HUD officials, however, will not reconsider the region’s $32.4 million funding proposal.

By David Skolnick

YOUNGSTOWN — A contingent from the Mahoning Valley didn’t leave meetings with federal officials with a check to make up for the rejection of a $32.4 million proposal to spur development and create jobs in the area.

But they did leave the Wednesday meetings with a “strong belief” that the White House will come to the Valley soon with money or incentives to help this struggling area, said Mayor Jay Williams, part of the local group.

“It was a very, very productive meeting, one of the most productive meetings in Washington, D.C., that I’ve been involved with,” he said. “We talked about millions of dollars, not hundreds of thousands of dollars.”

The Valley delegation will give White House officials some time, probably a couple of months, to “do their homework and come to us with resources to advance our economic and neighborhood incentives,” Williams said.

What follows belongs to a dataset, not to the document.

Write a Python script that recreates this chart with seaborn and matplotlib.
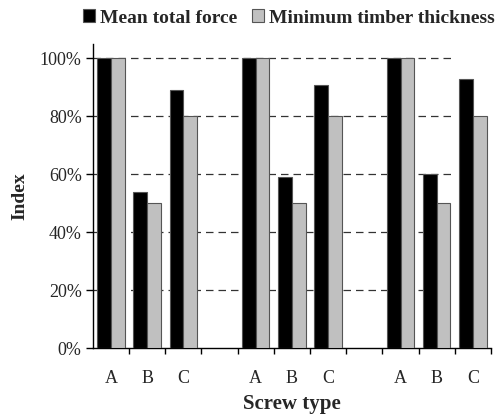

The delegation first met at the White House with Derek Douglas, special assistant to the president for urban affairs, and Adolfo Carrion Jr., the head of the White House Office of Urban Affairs.

“To have those two top officials there signaled to us that they understand the gravity of our problem,” said U.S. Rep. Tim Ryan of Niles, D-17th, who was part of the Valley delegation.

They later met with Yolanda Chavez, a top official with the U.S. Department of Housing and Urban Development and about seven others from HUD at that agency’s D.C. headquarters.

Among those representing the Valley were Williams, Ryan, Youngstown Councilman DeMaine Kitchen, D-2nd, and officials with the Mahoning Valley Organizing Collaborative and the Youngstown Neighborhood Development Corp.

The urban-affairs meeting was scheduled a few weeks ago to discuss how the Youngstown 2010 redevelopment plan could benefit other urban communities devastated by massive job losses.

Though that was a topic of discussion, most of the talk was about HUD’s decision last week to not include any funding for a $32.4 million nine-community proposal from the Valley from the Neighborhood Stabilization Program, Williams and Ryan said.

The Valley communities that were part of the proposal were Youngstown, Warren, Niles, Girard, Campbell, Struthers, Lowellville, McDonald and Newton Falls.

“There was an absolute message to the people in the meeting [at the White House] that there needs to be a concerted effort and commitment to invest in the Mahoning Valley,” Williams said. “I think we’re going to see that.”

Ryan said he expects to hear something about real help from the federal government for the Valley in a few weeks.

“We don’t want someone coming to the Mahoning Valley and saying they’re going to partner with us,” he said. “Another administrative official coming to the Mahoning Valley to make a gesture isn’t going to work. No one believes them anymore.”

HUD officials told the Valley delegation that the $32.4 million proposal was rejected because the application failed to convey the area’s “strength and expertise” in demolishing houses, Williams said. Since 2006, Youngstown alone has demolished about 2,000 houses.

“Everyone’s mouth just dropped when they said that,” Williams said.

There is no chance the Valley’s NSP application will be reconsidered, Ryan and Williams said.